Sinn Féin's housing spokesperson Eoin Ó Broin has said the time has come to give renters a break, as the Dáil debates a bill tabled by his party proposing to freeze rents for three years.
Mr Ó Broin said this is an emergency measure and without it renters could be condemned to another decade of soaring rents.
He urged all sides in the Dáil to work together to give renters the Christmas present they deserve.
Fianna Fáil said it will support the bill but will seek to improve it at Committee Stage.
The Government is opposing the bill because it believes this intervention in the market would reduce the supply of new homes, particularly apartments.
Minister for Housing Eoghan Murphy said rents are too high, but this bill is the opposite of a solution.
Speaking on RTÉ's Morning Ireland this morning, Mr Ó Broin said a long-term rent freeze was not an option, but added that an emergency freeze and an affordable tax credit would put a month's rent back in renters' pockets.
He said a significant level of investment in affordable rental accommodation was also needed by Government to increase supply and reduce demand.
Mr Ó Broin said there was an increase in landlords this year and the days of the accidental landlord are over.
He said the vast majority of new investment in the rental market was coming from large investment funds and real estate investment trusts and he said their tax treatment is completely different to the "traditional accidental landlord".

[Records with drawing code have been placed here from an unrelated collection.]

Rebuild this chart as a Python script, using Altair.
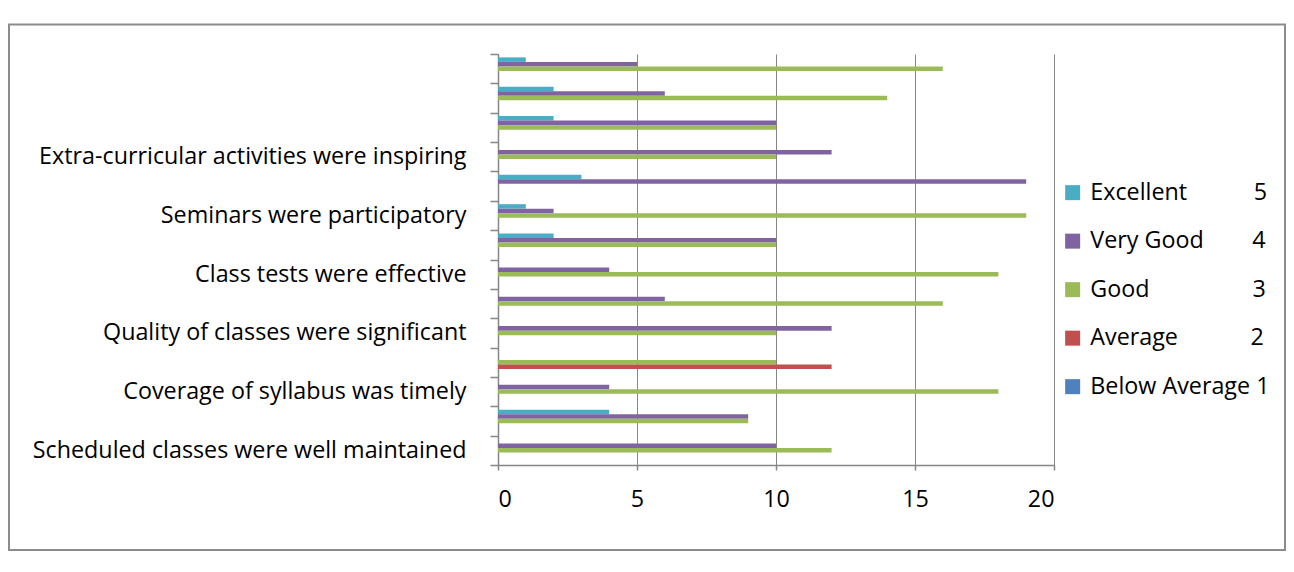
import json
import altair as alt
import pandas as pd

# categories from bottom to top (blank = label not shown in the original)
categories = [
    "Scheduled classes were well maintained", "",
    "Coverage of syllabus was timely", "",
    "Quality of classes were significant", "",
    "Class tests were effective", "",
    "Seminars were participatory", "",
    "Extra-curricular activities were inspiring", "", "", "",
]
below_average = [0, 0, 0, 0, 0, 0, 0, 0, 0, 0, 0, 0, 0, 0]
average       = [0, 0, 0, 12, 0, 0, 0, 0, 0, 0, 0, 0, 0, 0]
good          = [12, 9, 18, 10, 10, 16, 18, 10, 19, 0, 10, 10, 14, 16]
very_good     = [10, 9, 4, 0, 12, 6, 4, 10, 2, 19, 12, 10, 6, 5]
excellent     = [0, 4, 0, 0, 0, 0, 0, 2, 1, 3, 0, 2, 2, 1]

series_names = ["Excellent", "Very Good", "Good", "Average", "Below Average"]
series_values = [excellent, very_good, good, average, below_average]
series_colors = ["#4BACC6", "#8064A2", "#9BBB59", "#C0504D", "#4F81BD"]
NB = "\u00a0"
legend_labels = [
    "Excellent" + NB * 11 + "5",
    "Very Good" + NB * 8 + "4",
    "Good" + NB * 17 + "3",
    "Average" + NB * 12 + "2",
    "Below Average 1",
]
x_ticks = [0, 5, 10, 15, 20]

rows = []
for name, vals in zip(series_names, series_values):
    for i, v in enumerate(vals):
        rows.append({"pos": i, "series": name, "value": v})
df = pd.DataFrame(rows)

FONT = "Open Sans"
FS = 23.3
GRAY = "#868686"

label_map = json.dumps(categories)
legend_map = json.dumps(dict(zip(series_names, legend_labels)))

bars = alt.Chart(df).mark_bar().encode(
    x=alt.X("value:Q",
            scale=alt.Scale(domain=[0, 20], nice=False, zero=True),
            axis=alt.Axis(values=x_ticks, title=None, grid=True, gridColor=GRAY,
                          gridWidth=1, domainColor=GRAY, domainWidth=1.5,
                          tickColor=GRAY, tickSize=5, tickWidth=1.5,
                          labelFont=FONT, labelFontSize=FS, labelColor="black",
                          labelPadding=18)),
    y=alt.Y("pos:O", sort="descending",
            scale=alt.Scale(paddingInner=0, paddingOuter=0),
            axis=alt.Axis(title=None, labelExpr=f"{label_map}[datum.value]",
                          tickBand="extent", tickSize=8, tickColor=GRAY,
                          tickWidth=1.5, domainColor=GRAY, domainWidth=1.5,
                          labelFont=FONT, labelFontSize=FS, labelColor="black",
                          labelPadding=24, labelLimit=0)),
    yOffset=alt.YOffset("series:N",
                        scale=alt.Scale(domain=series_names, paddingInner=0,
                                        paddingOuter=0.75)),
    color=alt.Color("series:N",
                    scale=alt.Scale(domain=series_names, range=series_colors),
                    legend=alt.Legend(title=None, orient="none", legendX=563,
                                      legendY=127, symbolType="square",
                                      symbolSize=225, symbolStrokeWidth=0,
                                      labelFont=FONT, labelFontSize=FS,
                                      labelColor="black", rowPadding=24.5,
                                      labelOffset=6, labelLimit=0,
                                      labelExpr=f"{legend_map}[datum.label]")),
)

frame = alt.Chart(alt.Data(values=[{}])).mark_rect(
    fill=None, stroke="#8C8C8C", strokeWidth=2
).encode(
    x=alt.value(-489), x2=alt.value(787),
    y=alt.value(-29.5), y2=alt.value(496),
)

chart = alt.layer(bars, frame).properties(
    width=556, height=411,
    autosize=alt.AutoSizeParams(type="none"),
    padding={"left": 490, "top": 46, "right": 232, "bottom": 86},
).configure_view(stroke=None)

chart.save("out.html", embed_options={"renderer": "svg", "actions": False})
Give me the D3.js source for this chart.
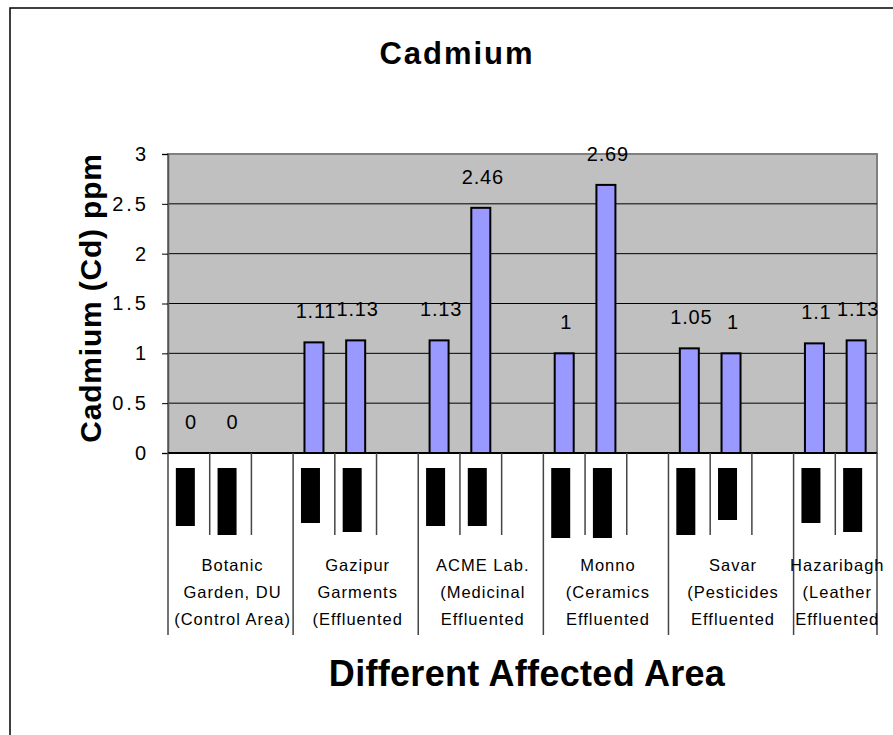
<!DOCTYPE html>
<html>
<head>
<meta charset="utf-8">
<script src="https://cdn.jsdelivr.net/npm/d3@7"></script>
<style>
  body { margin: 0; background: #fff; }
  text { font-family: Arial, "Liberation Sans", sans-serif; }
</style>
</head>
<body>
<script>
'use strict';
// cadmium chart, excel style with grouped category axis

// one slot per category position (the empty slot separates groups)
const slots = d3.range(17);
const values = [0, 0, null, 1.11, 1.13, null, 1.13, 2.46, null, 1, 2.69, null, 1.05, 1, null, 1.1, 1.13];
const groupLines = [
    ["Botanic", "Garden, DU", "(Control Area)"],
    ["Gazipur", "Garments", "(Effluented"],
    ["ACME Lab.", "(Medicinal", "Effluented"],
    ["Monno", "(Ceramics", "Effluented"],
    ["Savar", "(Pesticides", "Effluented"],
    ["Hazaribagh", "(Leather", "Effluented"]
];
const groupStart = [0, 3, 6, 9, 12, 15];
const groupEnd = [3, 6, 9, 12, 15, 17];
// inner labels show up as solid blocks; their lengths in px
const innerLabelLen = [58, 67, null, 55, 64, null, 58, 58, null, 70, 70, null, 67, 52, null, 55, 64];
const yTicks = [0, 0.5, 1, 1.5, 2, 2.5, 3];

window.onload = function() {
    let svg = d3.select('body')
        .append('svg')
        .attr('width', 893)
        .attr('height', 735);

    // outer chart border (runs past the window on right/bottom)
    svg.append('rect')
        .attr('x', 10).attr('y', 8)
        .attr('width', 1000).attr('height', 1000)
        .attr('fill', 'white')
        .attr('stroke', '#000')
        .attr('stroke-width', 1.5);

    let xScale = d3.scaleBand().domain(slots).range([168, 877]);
    let yScale = d3.scaleLinear().domain([0, 3]).range([453, 154]);
    let bw = xScale.bandwidth();

    // plot area
    svg.append('rect')
        .attr('x', 168).attr('y', yScale(3))
        .attr('width', 877 - 168).attr('height', yScale(0) - yScale(3))
        .attr('fill', '#c0c0c0')
        .attr('stroke', '#808080')
        .attr('stroke-width', 2);

    // gridlines
    svg.selectAll('.grid')
        .data(yTicks.filter(d => d > 0 && d < 3))
        .enter()
        .append('line')
        .attr('x1', 168).attr('x2', 877)
        .attr('y1', d => yScale(d)).attr('y2', d => yScale(d))
        .attr('stroke', '#000')
        .attr('stroke-width', 1);

    // y axis
    let yAxis = d3.axisLeft(yScale).tickValues(yTicks).tickSize(6).tickPadding(13)
        .tickFormat(d3.format('~g'));
    let gy = svg.append('g')
        .attr('transform', 'translate(168,0)')
        .call(yAxis);
    gy.select('.domain').attr('stroke', '#555').attr('stroke-width', 1.5);
    gy.selectAll('.tick line').attr('stroke', '#000');
    gy.selectAll('.tick text')
        .attr('fill', '#000')
        .style('font-size', '20px')
        .style('letter-spacing', '3px');

    // bars
    let barW = 19;
    svg.selectAll('.bar')
        .data(slots.filter(i => values[i] !== null))
        .enter()
        .append('rect')
        .attr('x', i => xScale(i) + bw / 2 - barW / 2)
        .attr('y', i => yScale(values[i]))
        .attr('width', barW)
        .attr('height', i => yScale(0) - yScale(values[i]))
        .attr('fill', '#9999ff')
        .attr('stroke', '#000')
        .attr('stroke-width', 2);

    // value labels
    svg.selectAll('.val')
        .data(slots.filter(i => values[i] !== null))
        .enter()
        .append('text')
        .attr('x', i => xScale(i) + bw / 2 + 2)
        .attr('y', i => yScale(values[i]) - 24)
        .attr('text-anchor', 'middle')
        .style('font-size', '20px')
        .style('letter-spacing', '0.8px')
        .text(i => values[i]);

    // x axis line
    svg.append('line')
        .attr('x1', 168).attr('x2', 877)
        .attr('y1', 453).attr('y2', 453)
        .attr('stroke', '#000').attr('stroke-width', 2);

    // inner ticks between slots
    svg.selectAll('.itick')
        .data(slots.slice(1).filter(i => groupStart.indexOf(i) < 0))
        .enter()
        .append('line')
        .attr('x1', i => xScale(i)).attr('x2', i => xScale(i))
        .attr('y1', 453).attr('y2', 535)
        .attr('stroke', '#444').attr('stroke-width', 1.5);

    // group boundaries
    let bounds = groupStart.concat([17]);
    svg.selectAll('.gtick')
        .data(bounds)
        .enter()
        .append('line')
        .attr('x1', i => i < 17 ? xScale(i) : 877).attr('x2', i => i < 17 ? xScale(i) : 877)
        .attr('y1', 453).attr('y2', 635)
        .attr('stroke', '#444').attr('stroke-width', 1.5);

    // inner labels (render as solid blocks)
    svg.selectAll('.inner')
        .data(slots.filter(i => innerLabelLen[i] !== null))
        .enter()
        .append('rect')
        .attr('x', i => xScale(i) + bw / 2 - 13)
        .attr('y', 468)
        .attr('width', 19)
        .attr('height', i => innerLabelLen[i])
        .attr('fill', '#000');

    // group labels
    groupLines.forEach((lines, g) => {
        let cx = (xScale(groupStart[g]) + (groupEnd[g] < 17 ? xScale(groupEnd[g]) : 877)) / 2;
        let t = svg.append('text')
            .attr('text-anchor', 'middle')
            .style('font-size', '16.5px')
            .style('letter-spacing', '1px');
        lines.forEach((l, k) => {
            t.append('tspan')
                .attr('x', cx + 2)
                .attr('y', 571 + k * 27)
                .text(l);
        });
    });

    // titles
    svg.append('text')
        .attr('x', 457).attr('y', 64)
        .attr('text-anchor', 'middle')
        .style('font-size', '31px').style('font-weight', 'bold')
        .style('letter-spacing', '2px')
        .text('Cadmium');

    svg.append('text')
        .attr('x', 527).attr('y', 686)
        .attr('text-anchor', 'middle')
        .style('font-size', '36px').style('font-weight', 'bold')
        .style('letter-spacing', '0.3px')
        .text('Different Affected Area');

    svg.append('text')
        .attr('transform', 'translate(101,298)rotate(-90)')
        .attr('text-anchor', 'middle')
        .style('font-size', '30px').style('font-weight', 'bold')
        .style('letter-spacing', '0.8px')
        .text('Cadmium (Cd) ppm');
};
</script>
</body>
</html>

He said in many cases they pay no tax on their rent roll, and pay no capital gains tax.
"So they're already being given huge tax incentives to enter into the market and rents are now at the highest level ever.
"So I don't believe at all that giving renters a break and putting some money back in their pockets will have any impact on new investment".
Mr Ó Broin said the issue of accidental and semi-professional landlords leaving the market needed to be addressed but added, "it is no longer acceptable to say that modest income working people should pay exorbitant prices for very modest homes."
A spokesperson for the Residential Landlords Association of Ireland said the bill would reduce supply as it would drive landlords out of the market.
Speaking on the same programme, Joe Doyle said "tinkering with a free market" affects the confidence of new investors coming into the market.
He said existing landlords are leaving as it's not as attractive an investment as it used to be.
Mr Doyle said the cost base for landlords is "huge" and that a lot of landlords are accidental ones with no pensions and only one or two properties.
He said he accepts that people are faced with rent increases year-on-year but, added: "The reality of the situation is this is an undersupply issue and no matter what way we carve up this turkey, there's just not enough to go around.
"And now rather than rewarding the existing guys in the market with some kind of tax break or some incentive to stay in...the existing guys are getting kicked."
Threshold CEO John Mark McCafferty said rent freezes would have to be balanced by other measures that would ensure the supply of rental properties was enhanced.
Speaking on RTÉ's Today with Sean O'Rourke, Mr McCafferty said there were a number of issues affecting renters - security of tenure, lack of affordability and a lack of units - and Sinn Féin's bill was a recognition of the rental hardships faced by some families.
He said what was needed was to see the new powers afforded to the Residential Tenancies Board at work and there should be tax measures to encourage longer term leases, which would provide security of tenure for tenants.
Last month, Fianna Fáil Leader Micheál Martin said it was time to impose a rent freeze because increases had particularly hit young people.
If the party backs the Sinn Féin proposal, the the legislation will have huge majority support in the Dáil.
It will be opposed by the Government, however, which believes that such a freeze would hamper efforts to increase the supply of new homes, particularly apartments.
The Government also says that independent research shows that rent inflation has eased considerably in the designated Rent Pressure Zones which covers an area where 70% of renters are homed.
The legislation also includes a refundable tax credit for up to €1,500 per year for renters.